Ibis is a high level Python library that provides a universal interface for data wrangling and analysis. It has a Pandas-like Dataframe syntax and can express any SQL query, supporting modular backends for query systems (Spark, Snowflake, DuckDB, Pandas, Dask, etc). Another important part of it is differed execution, so execution of code is pushed to the query engine, boosting performance.
It is especially good as an interface for multiple query engines, since it unifies the syntax. As such it shines when you want to use the same code with different backends.
DuckDB is an in-process SQL OLAP database management system. The reason why it’s been mentioned in the same category is because it can efficiently run SQL queries on Pandas Dataframes, and can query Arrow datasets directly and stream query results back to Arrow. This enables us to use the benefits of Arrow and parallel vectorized execution of DuckDB in one. It is a no hassle DBMS and a clear choice for prototyping with SQL.
Dataframe libraries in Python play a crucial role in simplifying the process of working with structured data, offering powerful tools and efficient data manipulation capabilities.

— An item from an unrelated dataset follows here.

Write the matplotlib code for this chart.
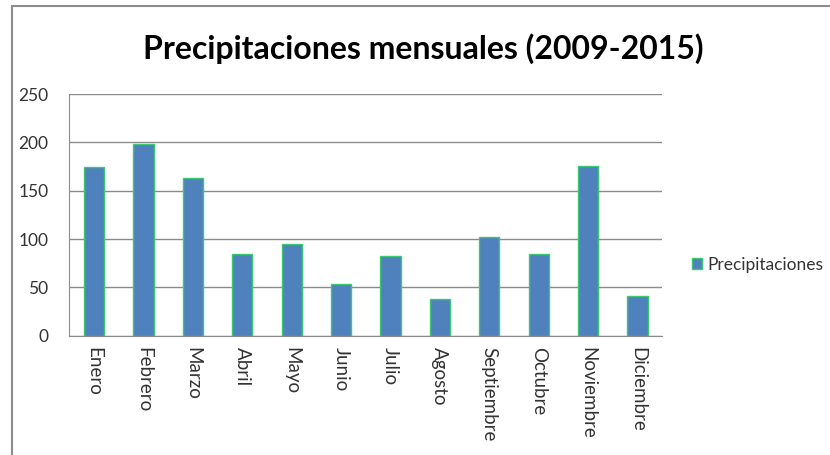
import matplotlib
matplotlib.use("Agg")
import matplotlib.pyplot as plt
from matplotlib.patches import Patch, Rectangle

meses = ["Enero", "Febrero", "Marzo", "Abril", "Mayo", "Junio", "Julio",
         "Agosto", "Septiembre", "Octubre", "Noviembre", "Diciembre"]
precipitaciones = [175, 198, 163, 85, 95, 53, 82, 38, 102, 85, 176, 41]
yticks = [0, 50, 100, 150, 200, 250]

plt.rcParams['font.family'] = ['Lato', 'DejaVu Sans']

bar_color = "#4F81BD"
edge_color = "#3CC872"
grid_color = "#8C8C8C"
text_color = "#333333"

fig = plt.figure(figsize=(8.3, 4.55), dpi=100)
ax = fig.add_axes([0.0837, 0.2622, 0.714, 0.5312])

x = list(range(len(meses)))
ax.bar(x, precipitaciones, width=0.41, color=bar_color, edgecolor=edge_color,
       linewidth=1.0, zorder=3)

ax.set_xlim(-0.5, len(meses) - 0.5)
ax.set_ylim(0, 250)
ax.set_yticks(yticks)
ax.set_yticklabels([str(v) for v in yticks], fontsize=12.5, color=text_color)
ax.set_xticks(x)
ax.set_xticklabels(meses, rotation=270, fontsize=13.5, color=text_color,
                   va="top", ha="center")
ax.tick_params(axis="both", length=0)
ax.tick_params(axis="y", pad=15)
ax.tick_params(axis="x", pad=8)

ax.yaxis.grid(True, color=grid_color, linewidth=1.0, zorder=0)
ax.set_axisbelow(True)
for side in ["top", "right"]:
    ax.spines[side].set_visible(False)
ax.spines["left"].set_color(grid_color)
ax.spines["bottom"].set_color(grid_color)

# title
fig.text(0.51, 0.894, "Precipitaciones mensuales (2009-2015)", ha="center",
         va="center", fontsize=23, fontweight="bold", color="black")

# legend
handle = Patch(facecolor=bar_color, edgecolor=edge_color, linewidth=1.0,
               label="Precipitaciones")
fig.legend(handles=[handle], loc="center left", bbox_to_anchor=(0.825, 0.418),
           frameon=False, fontsize=12.5, handlelength=0.6, handleheight=0.6,
           handletextpad=0.3, borderaxespad=0, labelcolor=text_color)

# outer border (only top and left edges fall inside the picture)
border = Rectangle((12 / 830, -0.1), 1.2, 1 - 6 / 455 + 0.1,
                   transform=fig.transFigure, fill=False,
                   edgecolor="#8C8C8C", linewidth=1.5, clip_on=False)
fig.patches.append(border)

fig.savefig("out.png", dpi=100, facecolor="white")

Whether you prefer the versatility of Pandas, the scalability of Dask and Vaex, the distributed computing capabilities of Modin, or the seamless integration with Apache Spark provided by PySpark, Python offers a diverse range of options to suit your data analysis needs.
Understanding the strengths and use cases of these libraries can significantly enhance your productivity and allow you to handle datasets of varying sizes effectively. With the rise of Arrow types, converting between them will be almost immediate, with little metadata overhead. Happy datalyzing!